» Goal of the exercise: Produce an exact copy of all the data below, dropping every image.
[start of Source material]
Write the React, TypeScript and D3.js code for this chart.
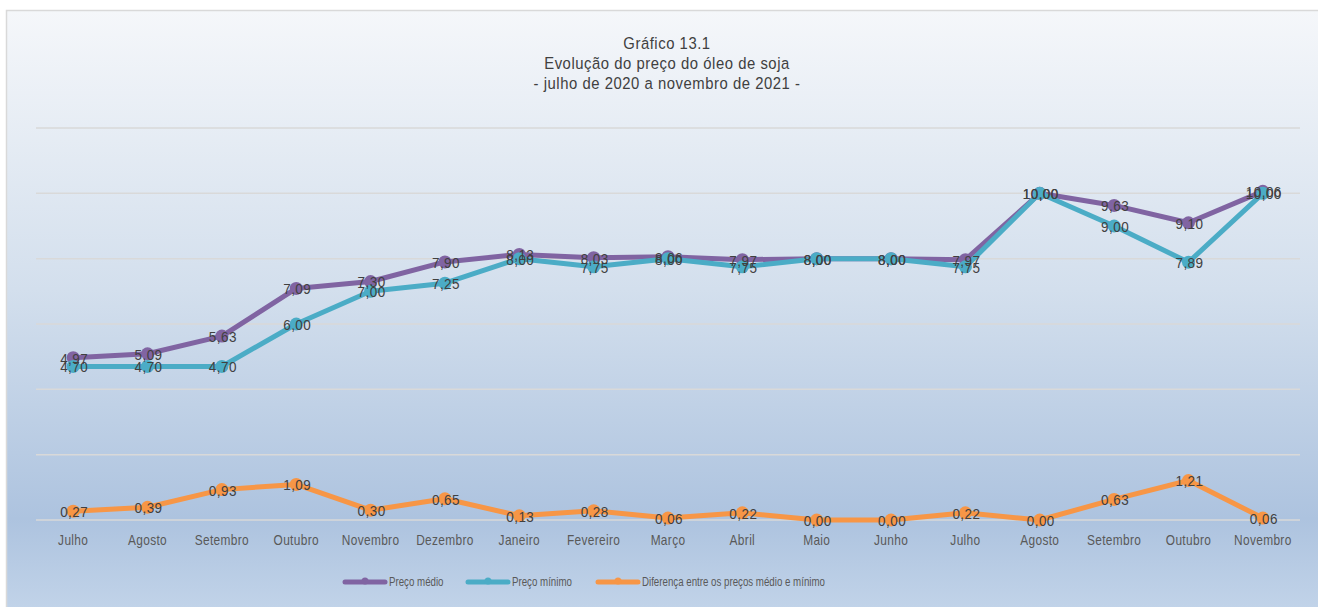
import React from "react";
import * as d3 from "d3";

const categories = ["Julho", "Agosto", "Setembro", "Outubro", "Novembro", "Dezembro", "Janeiro", "Fevereiro", "Março", "Abril", "Maio", "Junho", "Julho", "Agosto", "Setembro", "Outubro", "Novembro"];
const precoMedio = [4.97, 5.09, 5.63, 7.09, 7.30, 7.90, 8.13, 8.03, 8.06, 7.97, 8.00, 8.00, 7.97, 10.00, 9.63, 9.10, 10.06];
const precoMinimo = [4.70, 4.70, 4.70, 6.00, 7.00, 7.25, 8.00, 7.75, 8.00, 7.75, 8.00, 8.00, 7.75, 10.00, 9.00, 7.89, 10.00];
const diferenca = [0.27, 0.39, 0.93, 1.09, 0.30, 0.65, 0.13, 0.28, 0.06, 0.22, 0.00, 0.00, 0.22, 0.00, 0.63, 1.21, 0.06];
const yTicks = [0, 2, 4, 6, 8, 10, 12];
const titleLines = ["Gráfico 13.1", "Evolução do preço do óleo de soja", "- julho de 2020 a novembro de 2021 -"];
const seriesNames = ["Preço médio", "Preço mínimo", "Diferença entre os preços médio e mínimo"];
const seriesColors = ["#8064a2", "#4bacc6", "#f79646"];

const W = 1318;
const H = 607;
const FONT = '"Liberation Sans", Arial, sans-serif';

function SText(props: { x: number; y: number; sx: number; size: number; fill: string; anchor?: string; spacing?: number; children: React.ReactNode }) {
  const { x, y, sx, size, fill, anchor, spacing, children } = props;
  return (
    <text
      transform={`translate(${x},${y}) scale(${sx},1)`}
      dy="0.36em"
      textAnchor={anchor || "start"}
      fontFamily={FONT}
      fontSize={size}
      fill={fill}
      letterSpacing={spacing || 0}
    >
      {children}
    </text>
  );
}

export default function App() {
  const x = d3.scaleBand<number>().domain(d3.range(categories.length)).range([36, 1300]);
  const y = d3.scaleLinear().domain([0, 12]).range([520, 128]);
  const cx = (i: number) => (x(i) as number) + x.bandwidth() / 2;
  const line = d3.line<number>().x((_, i) => cx(i)).y((d) => y(d));
  const series = [precoMedio, precoMinimo, diferenca];
  const fmt = (v: number) => v.toFixed(2).replace(".", ",");

  const legendX = [345, 468, 598];

  return (
    <svg width={W} height={H} style={{ position: "absolute", left: 0, top: 0, display: "block" }}>
      <defs>
        <linearGradient id="bg" x1="0" y1="0" x2="0" y2="1">
          <stop offset="0" stopColor="#f5f7fa" />
          <stop offset="0.45" stopColor="#d3dfed" />
          <stop offset="0.82" stopColor="#adc3df" />
          <stop offset="1" stopColor="#c6d7eb" />
        </linearGradient>
      </defs>
      <rect x={0} y={0} width={W} height={H} fill="#ffffff" />
      <rect x={6.5} y={10.5} width={1330} height={620} fill="url(#bg)" stroke="#d9d9d9" strokeWidth={1.5} />
      {titleLines.map((t, i) => (
        <SText key={i} x={667} y={43 + i * 20} sx={0.9} size={16.5} fill="#404040" anchor="middle" spacing={0.6}>
          {t}
        </SText>
      ))}
      {yTicks.map((t) => (
        <line key={t} x1={36} x2={1300} y1={y(t)} y2={y(t)} stroke="#d9d9d9" strokeWidth={1.5} />
      ))}
      {series.map((s, k) => (
        <g key={k}>
          <path d={line(s) as string} fill="none" stroke={seriesColors[k]} strokeWidth={5} strokeLinejoin="round" strokeLinecap="round" />
          {s.map((v, i) => (
            <circle key={i} cx={cx(i)} cy={y(v)} r={6.5} fill={seriesColors[k]} />
          ))}
        </g>
      ))}
      {series.map((s, k) => (
        <g key={"l" + k}>
          {s.map((v, i) => (
            <SText key={i} x={cx(i) + 1} y={y(v) + 0.5} sx={0.9} size={15} fill="#404040" anchor="middle" spacing={0.5}>
              {fmt(v)}
            </SText>
          ))}
        </g>
      ))}
      {categories.map((c, i) => (
        <SText key={i} x={cx(i)} y={540} sx={0.85} size={14} fill="#595959" anchor="middle" spacing={0.4}>
          {c}
        </SText>
      ))}
      {seriesNames.map((n, k) => (
        <g key={n}>
          <line x1={legendX[k]} x2={legendX[k] + 40} y1={582} y2={582} stroke={seriesColors[k]} strokeWidth={5} strokeLinecap="round" />
          <circle cx={legendX[k] + 20} cy={581} r={3.5} fill={seriesColors[k]} />
          <SText x={legendX[k] + 44} y={581} sx={0.72} size={13.5} fill="#595959">
            {n}
          </SText>
        </g>
      ))}
    </svg>
  );
}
[end of Source material]
» Task solution:
Write the React, TypeScript and D3.js code for this chart.
import React from "react";
import * as d3 from "d3";

const categories = ["Julho", "Agosto", "Setembro", "Outubro", "Novembro", "Dezembro", "Janeiro", "Fevereiro", "Março", "Abril", "Maio", "Junho", "Julho", "Agosto", "Setembro", "Outubro", "Novembro"];
const precoMedio = [4.97, 5.09, 5.63, 7.09, 7.30, 7.90, 8.13, 8.03, 8.06, 7.97, 8.00, 8.00, 7.97, 10.00, 9.63, 9.10, 10.06];
const precoMinimo = [4.70, 4.70, 4.70, 6.00, 7.00, 7.25, 8.00, 7.75, 8.00, 7.75, 8.00, 8.00, 7.75, 10.00, 9.00, 7.89, 10.00];
const diferenca = [0.27, 0.39, 0.93, 1.09, 0.30, 0.65, 0.13, 0.28, 0.06, 0.22, 0.00, 0.00, 0.22, 0.00, 0.63, 1.21, 0.06];
const yTicks = [0, 2, 4, 6, 8, 10, 12];
const titleLines = ["Gráfico 13.1", "Evolução do preço do óleo de soja", "- julho de 2020 a novembro de 2021 -"];
const seriesNames = ["Preço médio", "Preço mínimo", "Diferença entre os preços médio e mínimo"];
const seriesColors = ["#8064a2", "#4bacc6", "#f79646"];

const W = 1318;
const H = 607;
const FONT = '"Liberation Sans", Arial, sans-serif';

function SText(props: { x: number; y: number; sx: number; size: number; fill: string; anchor?: string; spacing?: number; children: React.ReactNode }) {
  const { x, y, sx, size, fill, anchor, spacing, children } = props;
  return (
    <text
      transform={`translate(${x},${y}) scale(${sx},1)`}
      dy="0.36em"
      textAnchor={anchor || "start"}
      fontFamily={FONT}
      fontSize={size}
      fill={fill}
      letterSpacing={spacing || 0}
    >
      {children}
    </text>
  );
}

export default function App() {
  const x = d3.scaleBand<number>().domain(d3.range(categories.length)).range([36, 1300]);
  const y = d3.scaleLinear().domain([0, 12]).range([520, 128]);
  const cx = (i: number) => (x(i) as number) + x.bandwidth() / 2;
  const line = d3.line<number>().x((_, i) => cx(i)).y((d) => y(d));
  const series = [precoMedio, precoMinimo, diferenca];
  const fmt = (v: number) => v.toFixed(2).replace(".", ",");

  const legendX = [345, 468, 598];

  return (
    <svg width={W} height={H} style={{ position: "absolute", left: 0, top: 0, display: "block" }}>
      <defs>
        <linearGradient id="bg" x1="0" y1="0" x2="0" y2="1">
          <stop offset="0" stopColor="#f5f7fa" />
          <stop offset="0.45" stopColor="#d3dfed" />
          <stop offset="0.82" stopColor="#adc3df" />
          <stop offset="1" stopColor="#c6d7eb" />
        </linearGradient>
      </defs>
      <rect x={0} y={0} width={W} height={H} fill="#ffffff" />
      <rect x={6.5} y={10.5} width={1330} height={620} fill="url(#bg)" stroke="#d9d9d9" strokeWidth={1.5} />
      {titleLines.map((t, i) => (
        <SText key={i} x={667} y={43 + i * 20} sx={0.9} size={16.5} fill="#404040" anchor="middle" spacing={0.6}>
          {t}
        </SText>
      ))}
      {yTicks.map((t) => (
        <line key={t} x1={36} x2={1300} y1={y(t)} y2={y(t)} stroke="#d9d9d9" strokeWidth={1.5} />
      ))}
      {series.map((s, k) => (
        <g key={k}>
          <path d={line(s) as string} fill="none" stroke={seriesColors[k]} strokeWidth={5} strokeLinejoin="round" strokeLinecap="round" />
          {s.map((v, i) => (
            <circle key={i} cx={cx(i)} cy={y(v)} r={6.5} fill={seriesColors[k]} />
          ))}
        </g>
      ))}
      {series.map((s, k) => (
        <g key={"l" + k}>
          {s.map((v, i) => (
            <SText key={i} x={cx(i) + 1} y={y(v) + 0.5} sx={0.9} size={15} fill="#404040" anchor="middle" spacing={0.5}>
              {fmt(v)}
            </SText>
          ))}
        </g>
      ))}
      {categories.map((c, i) => (
        <SText key={i} x={cx(i)} y={540} sx={0.85} size={14} fill="#595959" anchor="middle" spacing={0.4}>
          {c}
        </SText>
      ))}
      {seriesNames.map((n, k) => (
        <g key={n}>
          <line x1={legendX[k]} x2={legendX[k] + 40} y1={582} y2={582} stroke={seriesColors[k]} strokeWidth={5} strokeLinecap="round" />
          <circle cx={legendX[k] + 20} cy={581} r={3.5} fill={seriesColors[k]} />
          <SText x={legendX[k] + 44} y={581} sx={0.72} size={13.5} fill="#595959">
            {n}
          </SText>
        </g>
      ))}
    </svg>
  );
}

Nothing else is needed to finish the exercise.